> _Problem_: Restate the data word for word and leave the images out.

> _Information supplied_:
_ _ _ _

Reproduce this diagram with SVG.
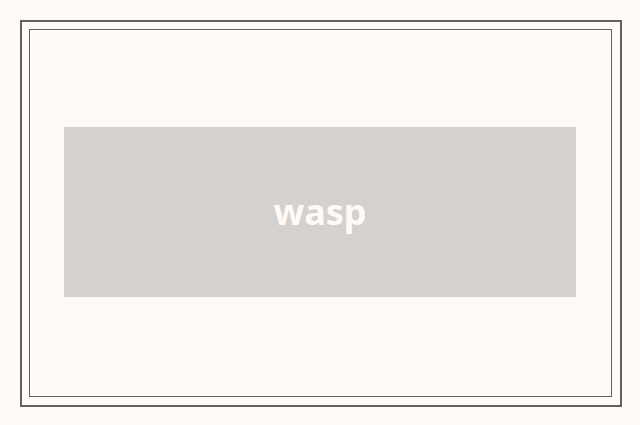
<svg xmlns="http://www.w3.org/2000/svg" width="640" height="425" viewBox="0 0 640 425">
<style>
.frame{fill:none;stroke:#636060}
.label{font-family:"Noto Sans","Open Sans",sans-serif;font-weight:700;font-size:36px;fill:#fffaf6;text-anchor:middle}
</style>
<rect x="0" y="0" width="640" height="425" fill="#fffaf6"/>
<rect class="frame" x="21" y="21" width="600" height="385" stroke-width="2"/>
<rect class="frame" x="29.5" y="29.5" width="582" height="367" stroke-width="1"/>
<g id="node-wasp">
<rect x="64" y="127" width="512" height="170" fill="#d4d1ce"/>
<text class="label" x="320" y="225">wasp</text>
</g>
<g id="connectors"></g>
</svg>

_ _ _ _

> _Exercise response_:
Reproduce this diagram with SVG.
<svg xmlns="http://www.w3.org/2000/svg" width="640" height="425" viewBox="0 0 640 425">
<style>
.frame{fill:none;stroke:#636060}
.label{font-family:"Noto Sans","Open Sans",sans-serif;font-weight:700;font-size:36px;fill:#fffaf6;text-anchor:middle}
</style>
<rect x="0" y="0" width="640" height="425" fill="#fffaf6"/>
<rect class="frame" x="21" y="21" width="600" height="385" stroke-width="2"/>
<rect class="frame" x="29.5" y="29.5" width="582" height="367" stroke-width="1"/>
<g id="node-wasp">
<rect x="64" y="127" width="512" height="170" fill="#d4d1ce"/>
<text class="label" x="320" y="225">wasp</text>
</g>
<g id="connectors"></g>
</svg>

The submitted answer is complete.